__Required work__
Leave out the pictures and repeat the data exactly.

start

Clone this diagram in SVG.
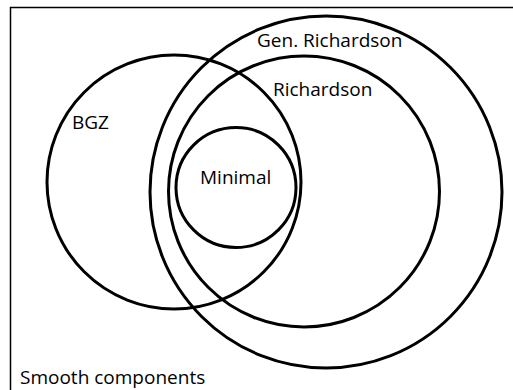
<svg xmlns="http://www.w3.org/2000/svg" width="513" height="390" viewBox="0 0 513 390">
<style>
.c{fill:none;stroke:#000;stroke-width:3}
.t{font-family:"Open Sans","DejaVu Sans",sans-serif;font-size:19px;fill:#000}
</style>
<rect x="0" y="0" width="513" height="390" fill="#fff"/>
<rect x="10.5" y="7.5" width="520" height="400" fill="none" stroke="#000" stroke-width="1.5"/>
<text class="t" x="20" y="384">Smooth components</text>
<g id="bgz"><circle class="c" cx="174" cy="182" r="127"/><text class="t" x="72" y="129">BGZ</text></g>
<g id="genrichardson"><circle class="c" cx="326" cy="192" r="176"/><text class="t" x="257" y="47">Gen. Richardson</text></g>
<g id="richardson"><circle class="c" cx="304" cy="191.5" r="135.5"/><text class="t" x="273" y="96">Richardson</text></g>
<g id="minimal"><circle class="c" cx="236" cy="187.5" r="60"/><text class="t" x="200" y="184">Minimal</text></g>
</svg>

end

__Response to this task__
Clone this diagram in SVG.
<svg xmlns="http://www.w3.org/2000/svg" width="513" height="390" viewBox="0 0 513 390">
<style>
.c{fill:none;stroke:#000;stroke-width:3}
.t{font-family:"Open Sans","DejaVu Sans",sans-serif;font-size:19px;fill:#000}
</style>
<rect x="0" y="0" width="513" height="390" fill="#fff"/>
<rect x="10.5" y="7.5" width="520" height="400" fill="none" stroke="#000" stroke-width="1.5"/>
<text class="t" x="20" y="384">Smooth components</text>
<g id="bgz"><circle class="c" cx="174" cy="182" r="127"/><text class="t" x="72" y="129">BGZ</text></g>
<g id="genrichardson"><circle class="c" cx="326" cy="192" r="176"/><text class="t" x="257" y="47">Gen. Richardson</text></g>
<g id="richardson"><circle class="c" cx="304" cy="191.5" r="135.5"/><text class="t" x="273" y="96">Richardson</text></g>
<g id="minimal"><circle class="c" cx="236" cy="187.5" r="60"/><text class="t" x="200" y="184">Minimal</text></g>
</svg>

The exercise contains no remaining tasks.